--- start of Source material ---

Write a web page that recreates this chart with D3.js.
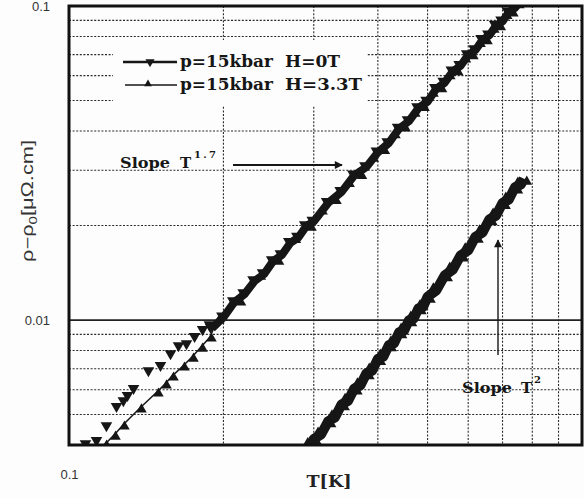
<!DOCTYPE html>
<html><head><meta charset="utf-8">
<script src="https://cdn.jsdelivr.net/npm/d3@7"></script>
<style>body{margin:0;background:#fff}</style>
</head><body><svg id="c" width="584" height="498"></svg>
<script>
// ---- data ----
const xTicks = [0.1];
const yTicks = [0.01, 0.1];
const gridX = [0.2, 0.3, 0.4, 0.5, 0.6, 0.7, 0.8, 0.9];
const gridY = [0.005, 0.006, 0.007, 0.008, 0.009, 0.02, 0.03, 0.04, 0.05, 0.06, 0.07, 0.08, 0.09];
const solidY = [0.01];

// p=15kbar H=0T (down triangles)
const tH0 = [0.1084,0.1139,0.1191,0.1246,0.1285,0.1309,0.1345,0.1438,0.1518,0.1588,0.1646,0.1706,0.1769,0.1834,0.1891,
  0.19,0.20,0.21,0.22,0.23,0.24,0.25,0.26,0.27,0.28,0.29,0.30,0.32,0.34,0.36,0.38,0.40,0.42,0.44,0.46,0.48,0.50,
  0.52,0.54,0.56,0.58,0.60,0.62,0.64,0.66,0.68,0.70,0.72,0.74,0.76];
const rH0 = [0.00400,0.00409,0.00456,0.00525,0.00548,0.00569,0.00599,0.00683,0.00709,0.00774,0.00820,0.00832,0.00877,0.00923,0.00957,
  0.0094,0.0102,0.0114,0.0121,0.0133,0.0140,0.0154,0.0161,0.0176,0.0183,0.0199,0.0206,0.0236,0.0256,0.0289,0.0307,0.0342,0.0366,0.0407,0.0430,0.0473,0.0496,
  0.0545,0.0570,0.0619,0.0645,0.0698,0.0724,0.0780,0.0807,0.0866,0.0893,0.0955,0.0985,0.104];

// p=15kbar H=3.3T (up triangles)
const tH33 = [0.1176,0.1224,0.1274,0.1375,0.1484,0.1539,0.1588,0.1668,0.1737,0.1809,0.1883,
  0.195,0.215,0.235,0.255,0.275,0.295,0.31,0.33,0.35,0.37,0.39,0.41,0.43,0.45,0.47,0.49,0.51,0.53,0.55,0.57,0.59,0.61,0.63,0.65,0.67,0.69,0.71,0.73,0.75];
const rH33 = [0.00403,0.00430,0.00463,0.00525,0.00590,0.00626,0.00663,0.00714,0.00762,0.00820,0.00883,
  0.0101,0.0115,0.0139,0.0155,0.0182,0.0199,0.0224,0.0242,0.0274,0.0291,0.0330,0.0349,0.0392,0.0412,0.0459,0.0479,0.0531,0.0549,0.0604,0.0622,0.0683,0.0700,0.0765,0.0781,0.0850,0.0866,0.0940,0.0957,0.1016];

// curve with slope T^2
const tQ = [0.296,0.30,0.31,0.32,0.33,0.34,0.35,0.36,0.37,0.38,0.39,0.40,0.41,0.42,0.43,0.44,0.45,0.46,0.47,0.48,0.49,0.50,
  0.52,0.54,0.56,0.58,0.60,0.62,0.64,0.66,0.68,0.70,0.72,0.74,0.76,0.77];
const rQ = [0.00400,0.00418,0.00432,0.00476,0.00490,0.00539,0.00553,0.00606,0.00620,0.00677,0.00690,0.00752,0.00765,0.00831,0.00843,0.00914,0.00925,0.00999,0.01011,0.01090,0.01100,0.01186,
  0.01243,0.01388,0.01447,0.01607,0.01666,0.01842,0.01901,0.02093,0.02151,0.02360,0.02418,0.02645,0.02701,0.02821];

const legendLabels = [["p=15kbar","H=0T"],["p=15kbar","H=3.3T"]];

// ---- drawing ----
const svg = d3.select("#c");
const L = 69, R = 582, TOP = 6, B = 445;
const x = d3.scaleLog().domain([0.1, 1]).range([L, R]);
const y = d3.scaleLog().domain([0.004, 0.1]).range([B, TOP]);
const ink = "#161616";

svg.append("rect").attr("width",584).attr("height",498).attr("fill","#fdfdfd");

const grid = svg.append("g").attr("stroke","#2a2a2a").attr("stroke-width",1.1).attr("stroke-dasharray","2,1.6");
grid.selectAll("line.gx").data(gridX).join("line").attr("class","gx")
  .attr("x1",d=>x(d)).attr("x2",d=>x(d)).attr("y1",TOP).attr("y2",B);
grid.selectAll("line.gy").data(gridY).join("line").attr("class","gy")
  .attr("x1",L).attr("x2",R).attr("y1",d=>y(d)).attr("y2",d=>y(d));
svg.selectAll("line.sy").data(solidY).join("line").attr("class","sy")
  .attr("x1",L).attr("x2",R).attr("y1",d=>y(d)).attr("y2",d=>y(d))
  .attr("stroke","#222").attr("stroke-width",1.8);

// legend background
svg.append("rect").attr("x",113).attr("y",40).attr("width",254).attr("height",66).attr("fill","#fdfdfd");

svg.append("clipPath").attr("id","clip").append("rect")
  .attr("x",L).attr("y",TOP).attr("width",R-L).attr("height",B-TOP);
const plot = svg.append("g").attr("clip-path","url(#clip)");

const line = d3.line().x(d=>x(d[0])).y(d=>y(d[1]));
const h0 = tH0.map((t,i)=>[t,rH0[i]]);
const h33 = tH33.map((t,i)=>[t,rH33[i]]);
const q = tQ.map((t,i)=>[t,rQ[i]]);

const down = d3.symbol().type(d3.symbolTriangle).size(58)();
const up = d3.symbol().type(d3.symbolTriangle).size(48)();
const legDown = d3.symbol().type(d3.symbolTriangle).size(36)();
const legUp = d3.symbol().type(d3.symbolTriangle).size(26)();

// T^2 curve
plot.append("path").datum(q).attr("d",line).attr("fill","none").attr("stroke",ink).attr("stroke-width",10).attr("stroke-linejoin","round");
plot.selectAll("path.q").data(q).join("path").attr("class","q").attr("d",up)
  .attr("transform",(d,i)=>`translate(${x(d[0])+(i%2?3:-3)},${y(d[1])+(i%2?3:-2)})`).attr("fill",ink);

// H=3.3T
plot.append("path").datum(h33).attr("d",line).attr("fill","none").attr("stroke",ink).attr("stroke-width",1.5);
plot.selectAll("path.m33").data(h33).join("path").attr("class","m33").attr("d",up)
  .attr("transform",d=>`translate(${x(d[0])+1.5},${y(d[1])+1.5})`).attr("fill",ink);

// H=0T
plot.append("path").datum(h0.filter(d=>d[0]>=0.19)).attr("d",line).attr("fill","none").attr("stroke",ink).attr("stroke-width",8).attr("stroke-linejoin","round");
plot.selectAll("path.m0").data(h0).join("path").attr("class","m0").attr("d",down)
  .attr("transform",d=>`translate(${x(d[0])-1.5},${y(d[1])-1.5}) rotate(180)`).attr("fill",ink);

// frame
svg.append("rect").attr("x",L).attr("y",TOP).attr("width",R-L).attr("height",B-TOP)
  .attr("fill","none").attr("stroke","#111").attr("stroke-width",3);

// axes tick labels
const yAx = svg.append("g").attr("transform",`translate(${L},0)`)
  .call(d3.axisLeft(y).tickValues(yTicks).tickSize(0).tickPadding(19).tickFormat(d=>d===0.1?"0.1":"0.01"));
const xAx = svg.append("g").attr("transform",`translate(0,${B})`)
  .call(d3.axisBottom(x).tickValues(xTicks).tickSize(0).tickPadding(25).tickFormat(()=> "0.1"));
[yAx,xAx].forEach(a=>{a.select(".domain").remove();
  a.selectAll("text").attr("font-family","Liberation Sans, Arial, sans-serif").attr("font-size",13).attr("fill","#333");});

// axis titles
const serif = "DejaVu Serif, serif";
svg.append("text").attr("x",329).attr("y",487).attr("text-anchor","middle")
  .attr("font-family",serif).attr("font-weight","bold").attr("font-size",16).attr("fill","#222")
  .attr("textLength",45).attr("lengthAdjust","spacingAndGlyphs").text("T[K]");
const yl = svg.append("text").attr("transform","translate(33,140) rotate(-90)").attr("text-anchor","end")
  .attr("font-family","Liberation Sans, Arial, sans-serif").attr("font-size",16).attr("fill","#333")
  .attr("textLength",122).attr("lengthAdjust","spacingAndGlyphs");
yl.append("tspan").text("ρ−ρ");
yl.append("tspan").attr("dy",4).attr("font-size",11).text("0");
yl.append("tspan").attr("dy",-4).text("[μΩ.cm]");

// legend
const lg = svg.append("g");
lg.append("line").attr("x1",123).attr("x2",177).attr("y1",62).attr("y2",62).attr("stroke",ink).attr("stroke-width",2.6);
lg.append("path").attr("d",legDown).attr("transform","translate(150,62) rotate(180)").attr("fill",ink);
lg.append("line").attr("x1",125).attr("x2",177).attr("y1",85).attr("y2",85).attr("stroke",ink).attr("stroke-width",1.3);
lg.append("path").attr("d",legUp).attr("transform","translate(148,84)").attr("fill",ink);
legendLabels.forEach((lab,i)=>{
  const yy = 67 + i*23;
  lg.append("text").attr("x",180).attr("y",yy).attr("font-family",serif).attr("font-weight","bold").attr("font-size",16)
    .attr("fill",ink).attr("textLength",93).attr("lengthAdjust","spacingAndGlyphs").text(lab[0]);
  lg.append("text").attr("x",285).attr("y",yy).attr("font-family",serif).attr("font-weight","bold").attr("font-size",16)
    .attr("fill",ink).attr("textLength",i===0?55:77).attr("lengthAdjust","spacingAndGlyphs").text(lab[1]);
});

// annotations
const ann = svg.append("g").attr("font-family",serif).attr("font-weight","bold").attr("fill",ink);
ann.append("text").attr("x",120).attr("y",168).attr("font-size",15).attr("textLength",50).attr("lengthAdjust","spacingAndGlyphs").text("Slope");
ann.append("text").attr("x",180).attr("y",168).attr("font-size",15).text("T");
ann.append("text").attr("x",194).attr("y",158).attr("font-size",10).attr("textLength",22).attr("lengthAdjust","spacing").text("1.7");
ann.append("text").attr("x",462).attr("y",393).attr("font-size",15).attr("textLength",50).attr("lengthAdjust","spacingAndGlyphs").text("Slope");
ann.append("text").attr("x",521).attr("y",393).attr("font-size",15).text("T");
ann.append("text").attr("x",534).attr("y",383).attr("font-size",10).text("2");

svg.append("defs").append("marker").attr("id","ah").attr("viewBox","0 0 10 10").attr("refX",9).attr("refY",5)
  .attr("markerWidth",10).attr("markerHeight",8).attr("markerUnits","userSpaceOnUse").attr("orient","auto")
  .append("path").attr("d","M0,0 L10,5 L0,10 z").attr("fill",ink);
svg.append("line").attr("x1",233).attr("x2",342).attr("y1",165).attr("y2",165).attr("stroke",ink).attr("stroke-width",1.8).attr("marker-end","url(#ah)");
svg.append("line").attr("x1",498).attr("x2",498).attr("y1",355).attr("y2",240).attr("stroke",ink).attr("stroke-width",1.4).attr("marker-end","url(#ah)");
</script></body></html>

--- end of Source material ---
--- start of Source material ---

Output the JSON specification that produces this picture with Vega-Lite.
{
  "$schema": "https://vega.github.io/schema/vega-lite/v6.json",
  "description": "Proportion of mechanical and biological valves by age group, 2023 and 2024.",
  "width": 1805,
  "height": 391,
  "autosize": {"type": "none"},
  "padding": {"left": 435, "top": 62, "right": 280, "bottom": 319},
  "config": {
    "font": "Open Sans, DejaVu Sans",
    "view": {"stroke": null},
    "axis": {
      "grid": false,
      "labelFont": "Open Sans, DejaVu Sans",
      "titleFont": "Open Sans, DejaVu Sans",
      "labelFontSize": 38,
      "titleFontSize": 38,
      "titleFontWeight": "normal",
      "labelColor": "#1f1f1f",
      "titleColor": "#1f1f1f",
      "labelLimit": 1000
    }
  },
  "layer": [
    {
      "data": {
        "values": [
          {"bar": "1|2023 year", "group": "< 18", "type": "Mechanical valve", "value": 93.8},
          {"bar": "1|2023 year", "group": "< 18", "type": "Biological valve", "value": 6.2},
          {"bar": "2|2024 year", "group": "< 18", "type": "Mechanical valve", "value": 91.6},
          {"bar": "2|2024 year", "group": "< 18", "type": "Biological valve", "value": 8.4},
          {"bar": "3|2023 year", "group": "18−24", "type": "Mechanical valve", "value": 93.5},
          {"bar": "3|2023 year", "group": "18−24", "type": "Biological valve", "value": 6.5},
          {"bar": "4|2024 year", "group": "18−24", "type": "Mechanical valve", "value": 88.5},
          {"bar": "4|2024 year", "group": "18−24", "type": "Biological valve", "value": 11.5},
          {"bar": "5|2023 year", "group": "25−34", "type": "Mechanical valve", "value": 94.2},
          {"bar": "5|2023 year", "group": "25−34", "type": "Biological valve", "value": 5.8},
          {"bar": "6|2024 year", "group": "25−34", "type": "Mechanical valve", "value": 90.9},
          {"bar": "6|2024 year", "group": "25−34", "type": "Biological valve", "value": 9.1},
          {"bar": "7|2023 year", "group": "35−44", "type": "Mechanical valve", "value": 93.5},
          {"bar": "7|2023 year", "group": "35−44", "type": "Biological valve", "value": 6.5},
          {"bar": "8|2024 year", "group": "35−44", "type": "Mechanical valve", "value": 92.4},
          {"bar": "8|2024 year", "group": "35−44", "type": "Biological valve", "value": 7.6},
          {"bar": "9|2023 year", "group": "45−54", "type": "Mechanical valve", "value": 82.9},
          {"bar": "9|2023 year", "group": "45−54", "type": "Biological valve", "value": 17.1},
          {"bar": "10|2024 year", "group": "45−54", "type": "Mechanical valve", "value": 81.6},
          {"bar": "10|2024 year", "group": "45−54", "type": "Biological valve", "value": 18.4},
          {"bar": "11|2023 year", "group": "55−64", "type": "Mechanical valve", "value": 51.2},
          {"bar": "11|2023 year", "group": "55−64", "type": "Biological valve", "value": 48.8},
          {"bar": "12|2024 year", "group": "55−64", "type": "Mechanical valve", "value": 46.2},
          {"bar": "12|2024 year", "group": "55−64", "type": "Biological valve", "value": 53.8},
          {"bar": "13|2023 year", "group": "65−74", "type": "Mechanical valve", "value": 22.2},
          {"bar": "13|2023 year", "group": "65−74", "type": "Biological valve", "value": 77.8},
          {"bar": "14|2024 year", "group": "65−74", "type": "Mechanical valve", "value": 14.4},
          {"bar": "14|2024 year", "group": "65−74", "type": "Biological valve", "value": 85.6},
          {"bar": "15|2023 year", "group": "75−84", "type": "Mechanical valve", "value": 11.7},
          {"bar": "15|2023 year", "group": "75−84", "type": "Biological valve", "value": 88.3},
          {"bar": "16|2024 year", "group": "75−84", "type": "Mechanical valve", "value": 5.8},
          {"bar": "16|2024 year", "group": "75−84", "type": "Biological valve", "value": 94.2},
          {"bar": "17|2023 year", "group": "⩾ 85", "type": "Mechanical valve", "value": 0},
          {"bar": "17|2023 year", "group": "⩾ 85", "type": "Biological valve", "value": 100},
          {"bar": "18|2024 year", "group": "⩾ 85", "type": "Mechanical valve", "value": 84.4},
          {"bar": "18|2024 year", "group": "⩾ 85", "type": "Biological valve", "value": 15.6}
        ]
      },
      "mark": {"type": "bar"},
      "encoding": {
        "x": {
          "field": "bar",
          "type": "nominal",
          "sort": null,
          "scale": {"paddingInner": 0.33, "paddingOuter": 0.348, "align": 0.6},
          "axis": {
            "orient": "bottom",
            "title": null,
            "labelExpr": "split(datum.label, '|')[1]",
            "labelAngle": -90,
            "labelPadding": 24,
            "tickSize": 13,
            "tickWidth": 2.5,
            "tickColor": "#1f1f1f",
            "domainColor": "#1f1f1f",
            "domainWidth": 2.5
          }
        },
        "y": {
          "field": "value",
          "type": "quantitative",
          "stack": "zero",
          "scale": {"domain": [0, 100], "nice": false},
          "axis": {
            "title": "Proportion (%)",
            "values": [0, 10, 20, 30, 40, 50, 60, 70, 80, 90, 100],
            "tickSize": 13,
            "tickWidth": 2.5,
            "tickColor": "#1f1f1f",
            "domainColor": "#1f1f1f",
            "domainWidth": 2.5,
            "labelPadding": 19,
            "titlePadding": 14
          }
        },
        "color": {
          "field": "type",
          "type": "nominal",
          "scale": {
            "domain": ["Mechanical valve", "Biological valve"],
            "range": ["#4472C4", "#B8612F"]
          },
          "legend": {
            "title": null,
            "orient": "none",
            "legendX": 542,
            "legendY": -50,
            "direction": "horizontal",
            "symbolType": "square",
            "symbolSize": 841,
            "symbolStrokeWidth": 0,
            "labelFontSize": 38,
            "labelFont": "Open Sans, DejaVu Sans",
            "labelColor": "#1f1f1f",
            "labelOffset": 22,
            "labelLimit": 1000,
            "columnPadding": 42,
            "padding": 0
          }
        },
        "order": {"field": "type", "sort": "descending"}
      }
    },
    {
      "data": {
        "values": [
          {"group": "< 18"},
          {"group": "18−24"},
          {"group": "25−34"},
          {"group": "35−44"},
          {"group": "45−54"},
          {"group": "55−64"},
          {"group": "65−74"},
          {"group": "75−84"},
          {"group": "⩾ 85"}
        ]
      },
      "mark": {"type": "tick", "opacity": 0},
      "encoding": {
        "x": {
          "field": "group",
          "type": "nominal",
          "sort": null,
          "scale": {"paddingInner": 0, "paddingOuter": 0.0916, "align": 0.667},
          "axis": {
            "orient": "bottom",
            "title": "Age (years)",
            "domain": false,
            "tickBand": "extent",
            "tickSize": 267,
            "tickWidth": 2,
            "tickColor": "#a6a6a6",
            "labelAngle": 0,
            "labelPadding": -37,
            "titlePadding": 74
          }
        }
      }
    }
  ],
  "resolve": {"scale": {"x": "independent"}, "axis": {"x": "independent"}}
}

--- end of Source material ---

- Written instruction
Determine how many lines above contain "this" as a word or string. Give the number alone.

- Answer below
2